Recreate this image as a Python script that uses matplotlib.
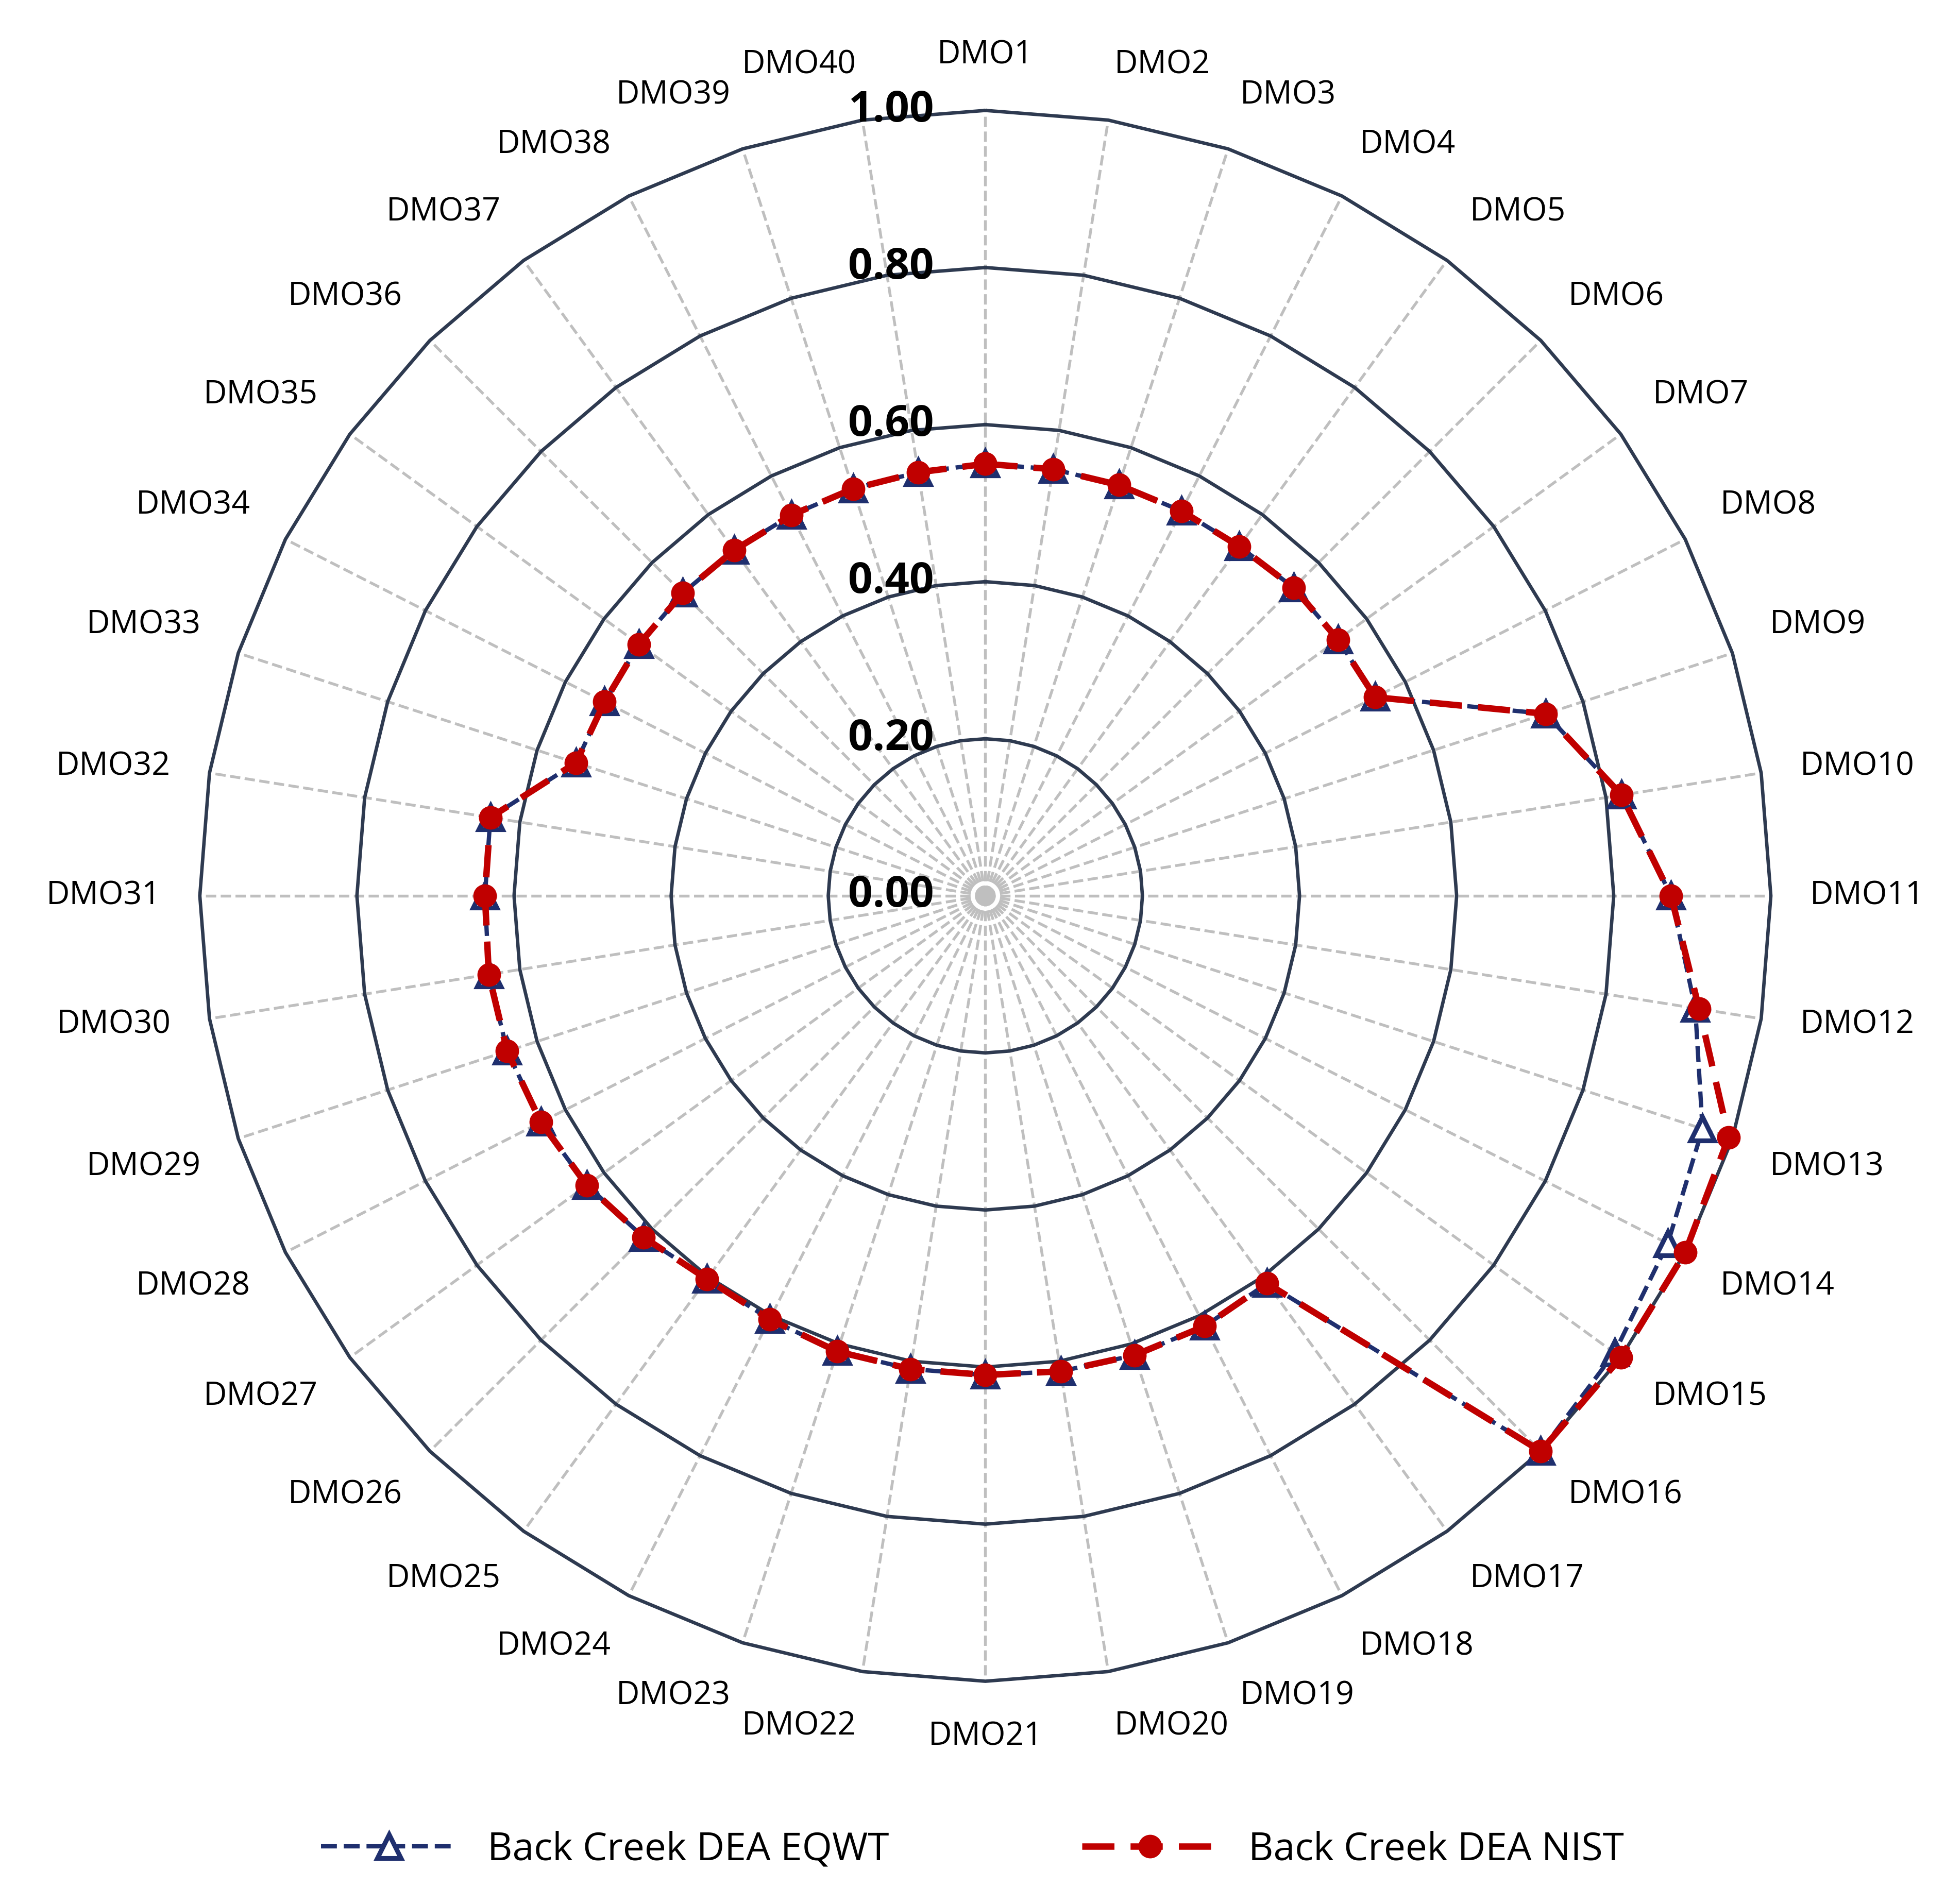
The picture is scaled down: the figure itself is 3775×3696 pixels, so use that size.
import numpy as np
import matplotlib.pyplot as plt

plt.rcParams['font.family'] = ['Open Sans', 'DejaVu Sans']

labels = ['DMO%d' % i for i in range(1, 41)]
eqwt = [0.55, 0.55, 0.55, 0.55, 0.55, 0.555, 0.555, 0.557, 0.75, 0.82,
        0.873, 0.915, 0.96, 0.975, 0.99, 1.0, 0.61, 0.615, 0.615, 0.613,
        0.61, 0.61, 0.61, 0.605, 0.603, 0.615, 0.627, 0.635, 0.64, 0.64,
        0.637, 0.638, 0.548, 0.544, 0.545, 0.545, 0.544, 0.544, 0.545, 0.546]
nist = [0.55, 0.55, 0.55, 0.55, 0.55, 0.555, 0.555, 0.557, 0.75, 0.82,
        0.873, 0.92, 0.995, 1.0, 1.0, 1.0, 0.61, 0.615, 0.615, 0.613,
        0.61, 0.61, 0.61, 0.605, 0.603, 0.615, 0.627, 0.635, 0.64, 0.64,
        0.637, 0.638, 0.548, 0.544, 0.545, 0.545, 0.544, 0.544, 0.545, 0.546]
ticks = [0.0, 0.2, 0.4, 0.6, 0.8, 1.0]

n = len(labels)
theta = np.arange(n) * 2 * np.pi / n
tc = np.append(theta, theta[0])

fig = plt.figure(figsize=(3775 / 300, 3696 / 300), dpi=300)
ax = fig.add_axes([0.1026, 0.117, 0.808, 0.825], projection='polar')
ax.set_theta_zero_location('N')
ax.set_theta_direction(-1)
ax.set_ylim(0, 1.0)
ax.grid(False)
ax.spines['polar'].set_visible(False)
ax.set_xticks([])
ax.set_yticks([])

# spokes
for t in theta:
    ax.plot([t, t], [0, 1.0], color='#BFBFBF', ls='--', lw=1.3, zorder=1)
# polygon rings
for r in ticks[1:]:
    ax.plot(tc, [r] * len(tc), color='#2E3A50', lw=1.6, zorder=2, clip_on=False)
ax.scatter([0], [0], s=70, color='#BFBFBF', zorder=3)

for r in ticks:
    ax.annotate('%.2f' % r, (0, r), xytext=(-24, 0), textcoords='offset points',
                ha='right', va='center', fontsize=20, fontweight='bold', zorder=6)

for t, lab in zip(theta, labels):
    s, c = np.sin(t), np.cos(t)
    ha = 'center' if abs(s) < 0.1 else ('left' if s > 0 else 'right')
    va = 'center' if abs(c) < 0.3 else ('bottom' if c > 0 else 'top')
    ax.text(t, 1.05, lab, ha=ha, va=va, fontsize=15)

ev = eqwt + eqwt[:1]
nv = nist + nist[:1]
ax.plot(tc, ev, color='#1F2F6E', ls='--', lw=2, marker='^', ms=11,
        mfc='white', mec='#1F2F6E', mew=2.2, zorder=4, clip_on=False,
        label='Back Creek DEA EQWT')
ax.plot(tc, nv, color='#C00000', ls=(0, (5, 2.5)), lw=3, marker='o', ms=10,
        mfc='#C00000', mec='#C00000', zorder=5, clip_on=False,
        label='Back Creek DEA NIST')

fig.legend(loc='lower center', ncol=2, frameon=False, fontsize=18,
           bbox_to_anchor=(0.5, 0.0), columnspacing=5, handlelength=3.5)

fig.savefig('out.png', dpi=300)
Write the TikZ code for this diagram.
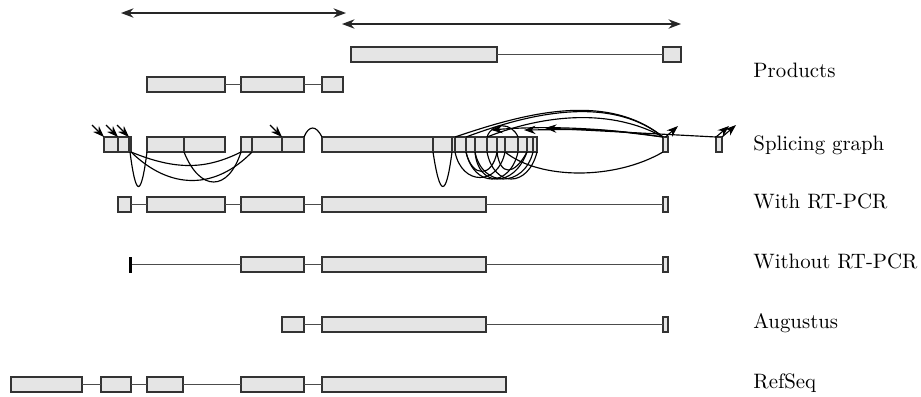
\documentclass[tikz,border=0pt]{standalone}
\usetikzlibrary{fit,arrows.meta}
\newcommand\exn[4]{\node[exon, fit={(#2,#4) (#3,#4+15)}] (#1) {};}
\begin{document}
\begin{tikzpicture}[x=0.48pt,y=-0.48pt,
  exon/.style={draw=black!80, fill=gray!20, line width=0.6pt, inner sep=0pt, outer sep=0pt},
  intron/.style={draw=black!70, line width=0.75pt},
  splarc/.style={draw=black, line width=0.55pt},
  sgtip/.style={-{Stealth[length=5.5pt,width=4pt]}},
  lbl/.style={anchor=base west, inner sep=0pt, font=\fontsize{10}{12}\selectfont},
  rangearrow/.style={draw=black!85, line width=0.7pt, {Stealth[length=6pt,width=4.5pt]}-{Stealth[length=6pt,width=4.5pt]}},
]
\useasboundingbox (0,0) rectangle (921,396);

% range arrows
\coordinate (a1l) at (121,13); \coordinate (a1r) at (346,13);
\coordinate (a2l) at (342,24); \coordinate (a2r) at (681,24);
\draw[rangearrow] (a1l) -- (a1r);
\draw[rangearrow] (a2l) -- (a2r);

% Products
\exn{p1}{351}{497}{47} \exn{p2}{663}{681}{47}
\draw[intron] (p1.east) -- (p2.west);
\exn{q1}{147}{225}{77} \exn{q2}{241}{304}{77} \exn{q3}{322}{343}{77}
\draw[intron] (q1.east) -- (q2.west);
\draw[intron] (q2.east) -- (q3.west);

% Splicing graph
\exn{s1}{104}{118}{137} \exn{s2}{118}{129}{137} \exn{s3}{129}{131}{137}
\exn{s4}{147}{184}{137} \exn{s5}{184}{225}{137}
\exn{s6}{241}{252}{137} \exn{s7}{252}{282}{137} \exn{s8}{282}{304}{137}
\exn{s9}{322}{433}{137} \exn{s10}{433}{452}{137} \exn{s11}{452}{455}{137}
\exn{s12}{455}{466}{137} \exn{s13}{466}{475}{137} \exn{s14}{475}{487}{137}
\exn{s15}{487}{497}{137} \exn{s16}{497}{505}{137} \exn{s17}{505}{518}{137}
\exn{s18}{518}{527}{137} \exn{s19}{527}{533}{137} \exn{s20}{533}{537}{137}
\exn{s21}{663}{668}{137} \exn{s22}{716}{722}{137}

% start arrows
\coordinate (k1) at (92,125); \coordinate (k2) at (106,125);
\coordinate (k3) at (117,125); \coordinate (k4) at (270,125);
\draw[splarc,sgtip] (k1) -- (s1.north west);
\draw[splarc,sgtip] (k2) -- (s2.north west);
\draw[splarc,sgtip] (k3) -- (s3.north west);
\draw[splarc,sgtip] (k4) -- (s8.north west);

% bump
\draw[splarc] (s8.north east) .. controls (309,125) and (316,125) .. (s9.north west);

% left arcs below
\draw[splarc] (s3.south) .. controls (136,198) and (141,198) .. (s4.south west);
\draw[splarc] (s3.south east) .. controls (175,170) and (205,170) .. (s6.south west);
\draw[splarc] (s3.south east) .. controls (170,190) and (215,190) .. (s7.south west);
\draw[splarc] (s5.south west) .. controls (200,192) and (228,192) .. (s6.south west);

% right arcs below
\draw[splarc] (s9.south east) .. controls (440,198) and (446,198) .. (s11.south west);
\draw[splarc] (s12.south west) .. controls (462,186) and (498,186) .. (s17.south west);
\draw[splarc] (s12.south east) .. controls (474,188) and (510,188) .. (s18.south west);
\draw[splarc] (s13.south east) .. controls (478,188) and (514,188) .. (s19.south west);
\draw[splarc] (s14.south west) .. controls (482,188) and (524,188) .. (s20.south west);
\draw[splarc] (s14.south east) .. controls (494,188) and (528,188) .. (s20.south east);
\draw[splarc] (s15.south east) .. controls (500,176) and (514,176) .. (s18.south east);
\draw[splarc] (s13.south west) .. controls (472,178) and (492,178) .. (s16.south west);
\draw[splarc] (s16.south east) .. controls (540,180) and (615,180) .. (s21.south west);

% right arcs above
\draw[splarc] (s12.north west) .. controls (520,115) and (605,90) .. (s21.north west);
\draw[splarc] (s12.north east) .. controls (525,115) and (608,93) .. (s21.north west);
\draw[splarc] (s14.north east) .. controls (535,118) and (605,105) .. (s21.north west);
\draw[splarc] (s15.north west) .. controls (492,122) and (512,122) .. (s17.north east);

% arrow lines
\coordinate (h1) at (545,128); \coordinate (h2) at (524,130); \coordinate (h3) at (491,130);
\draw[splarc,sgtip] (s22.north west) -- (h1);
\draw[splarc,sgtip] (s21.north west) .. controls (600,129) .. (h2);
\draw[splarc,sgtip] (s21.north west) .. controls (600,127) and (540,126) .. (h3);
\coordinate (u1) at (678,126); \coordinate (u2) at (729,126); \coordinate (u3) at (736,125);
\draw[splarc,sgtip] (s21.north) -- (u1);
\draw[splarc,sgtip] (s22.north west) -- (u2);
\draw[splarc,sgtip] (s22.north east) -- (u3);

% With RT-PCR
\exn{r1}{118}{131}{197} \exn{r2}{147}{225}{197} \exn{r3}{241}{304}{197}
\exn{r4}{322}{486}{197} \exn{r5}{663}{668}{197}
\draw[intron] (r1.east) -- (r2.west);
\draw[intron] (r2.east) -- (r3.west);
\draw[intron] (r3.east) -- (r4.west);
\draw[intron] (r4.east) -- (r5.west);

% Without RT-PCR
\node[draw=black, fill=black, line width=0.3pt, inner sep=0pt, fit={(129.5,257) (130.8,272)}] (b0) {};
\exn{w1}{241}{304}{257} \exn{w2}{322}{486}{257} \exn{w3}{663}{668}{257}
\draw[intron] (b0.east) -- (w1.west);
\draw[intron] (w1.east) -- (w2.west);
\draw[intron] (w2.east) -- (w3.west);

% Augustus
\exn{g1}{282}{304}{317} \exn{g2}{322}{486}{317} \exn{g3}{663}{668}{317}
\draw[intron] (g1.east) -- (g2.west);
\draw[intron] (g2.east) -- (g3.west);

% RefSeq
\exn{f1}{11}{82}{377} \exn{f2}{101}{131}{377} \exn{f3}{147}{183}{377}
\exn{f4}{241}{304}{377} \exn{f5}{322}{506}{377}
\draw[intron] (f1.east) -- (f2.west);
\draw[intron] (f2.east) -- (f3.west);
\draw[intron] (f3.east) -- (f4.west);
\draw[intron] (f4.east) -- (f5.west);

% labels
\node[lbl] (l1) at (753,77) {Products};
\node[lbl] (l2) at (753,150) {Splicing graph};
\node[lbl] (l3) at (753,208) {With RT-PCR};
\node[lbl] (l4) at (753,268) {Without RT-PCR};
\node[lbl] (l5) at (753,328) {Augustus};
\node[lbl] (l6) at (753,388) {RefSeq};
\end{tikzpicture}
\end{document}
::::
Short exercise. From the entries above, pull out each line that includes "matplotlib".

Result of this task.
Recreate this image as a Python script that uses matplotlib.
import matplotlib.pyplot as plt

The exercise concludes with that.